**GOAL:**
Omit all images, then return the remaining material exactly as it stands.

----

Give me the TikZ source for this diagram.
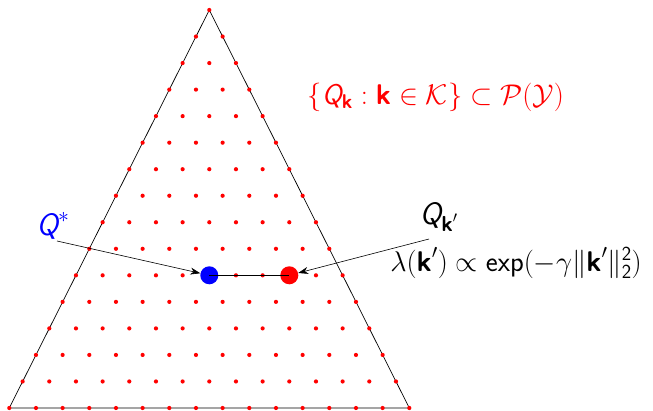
\RequirePackage{fix-cm}
\documentclass[tikz,border=0pt]{standalone}
\usepackage{amsmath,amssymb}
\usetikzlibrary{arrows.meta}
\newcommand{\sQ}{\text{\sffamily\itshape Q}}
\newcommand{\bk}{\text{\sffamily\bfseries k}}
\newcommand{\sexp}{\text{\sffamily exp}}
\newcommand{\stwo}{\text{\sffamily 2}}
\begin{document}
\begin{tikzpicture}[x=1pt,y=-1pt,
  dot/.style={circle,fill=red,inner sep=0pt,minimum size=4.2pt},
  bigdot/.style={circle,inner sep=0pt,minimum size=18pt},
  lab/.style={font=\fontsize{28.5}{32}\selectfont,inner sep=0pt},
  arr/.style={-{Stealth[length=10pt,width=7pt]},line width=0.6pt}]
\useasboundingbox (0,0) rectangle (653,411);
\coordinate (A) at (209.3,10);
\coordinate (B) at (9.3,408);
\coordinate (C) at (409.3,408);
\draw[line width=0.7pt] (A) -- (B) -- (C) -- cycle;
\foreach \j in {0,...,15}{
  \pgfmathtruncatemacro{\n}{15-\j}
  \foreach \i in {0,...,\n}{
    \node[dot] (d-\j-\i) at ({9.3+\j*13.333+\i*26.667},{408-\j*26.533}) {};
  }
}
\node[bigdot,fill=blue] (qs) at (209.3,275.3) {};
\node[bigdot,fill=red] (qk) at (289.3,275.3) {};
\draw[line width=0.7pt] (qs.center) -- (qk.center);
\node[lab,text=blue,font=\fontsize{31}{34}\selectfont] (qlab) at (53,226) {$\sQ^{*}$};
\coordinate (qsstart) at (57,241);
\draw[arr] (qsstart) -- (qs);
\node[lab,font=\fontsize{31}{34}\selectfont] (qklab) at (439,217) {$\sQ_{\bk'}$};
\coordinate (qkstart) at (429,239);
\draw[arr] (qkstart) -- (qk);
\node[lab] (lam) at (516,263) {$\lambda(\bk')\propto\sexp(-\gamma\|\bk'\|_{\stwo}^{\stwo})$};
\node[lab,text=red] (set) at (436,97) {$\{\sQ_{\bk}:\bk\in\mathcal{K}\}\subset\mathcal{P}(\mathcal{Y})$};
\end{tikzpicture}
\end{document}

----

**ANSWER FOR THIS EXERCISE:**
Give me the TikZ source for this diagram.
\RequirePackage{fix-cm}
\documentclass[tikz,border=0pt]{standalone}
\usepackage{amsmath,amssymb}
\usetikzlibrary{arrows.meta}
\newcommand{\sQ}{\text{\sffamily\itshape Q}}
\newcommand{\bk}{\text{\sffamily\bfseries k}}
\newcommand{\sexp}{\text{\sffamily exp}}
\newcommand{\stwo}{\text{\sffamily 2}}
\begin{document}
\begin{tikzpicture}[x=1pt,y=-1pt,
  dot/.style={circle,fill=red,inner sep=0pt,minimum size=4.2pt},
  bigdot/.style={circle,inner sep=0pt,minimum size=18pt},
  lab/.style={font=\fontsize{28.5}{32}\selectfont,inner sep=0pt},
  arr/.style={-{Stealth[length=10pt,width=7pt]},line width=0.6pt}]
\useasboundingbox (0,0) rectangle (653,411);
\coordinate (A) at (209.3,10);
\coordinate (B) at (9.3,408);
\coordinate (C) at (409.3,408);
\draw[line width=0.7pt] (A) -- (B) -- (C) -- cycle;
\foreach \j in {0,...,15}{
  \pgfmathtruncatemacro{\n}{15-\j}
  \foreach \i in {0,...,\n}{
    \node[dot] (d-\j-\i) at ({9.3+\j*13.333+\i*26.667},{408-\j*26.533}) {};
  }
}
\node[bigdot,fill=blue] (qs) at (209.3,275.3) {};
\node[bigdot,fill=red] (qk) at (289.3,275.3) {};
\draw[line width=0.7pt] (qs.center) -- (qk.center);
\node[lab,text=blue,font=\fontsize{31}{34}\selectfont] (qlab) at (53,226) {$\sQ^{*}$};
\coordinate (qsstart) at (57,241);
\draw[arr] (qsstart) -- (qs);
\node[lab,font=\fontsize{31}{34}\selectfont] (qklab) at (439,217) {$\sQ_{\bk'}$};
\coordinate (qkstart) at (429,239);
\draw[arr] (qkstart) -- (qk);
\node[lab] (lam) at (516,263) {$\lambda(\bk')\propto\sexp(-\gamma\|\bk'\|_{\stwo}^{\stwo})$};
\node[lab,text=red] (set) at (436,97) {$\{\sQ_{\bk}:\bk\in\mathcal{K}\}\subset\mathcal{P}(\mathcal{Y})$};
\end{tikzpicture}
\end{document}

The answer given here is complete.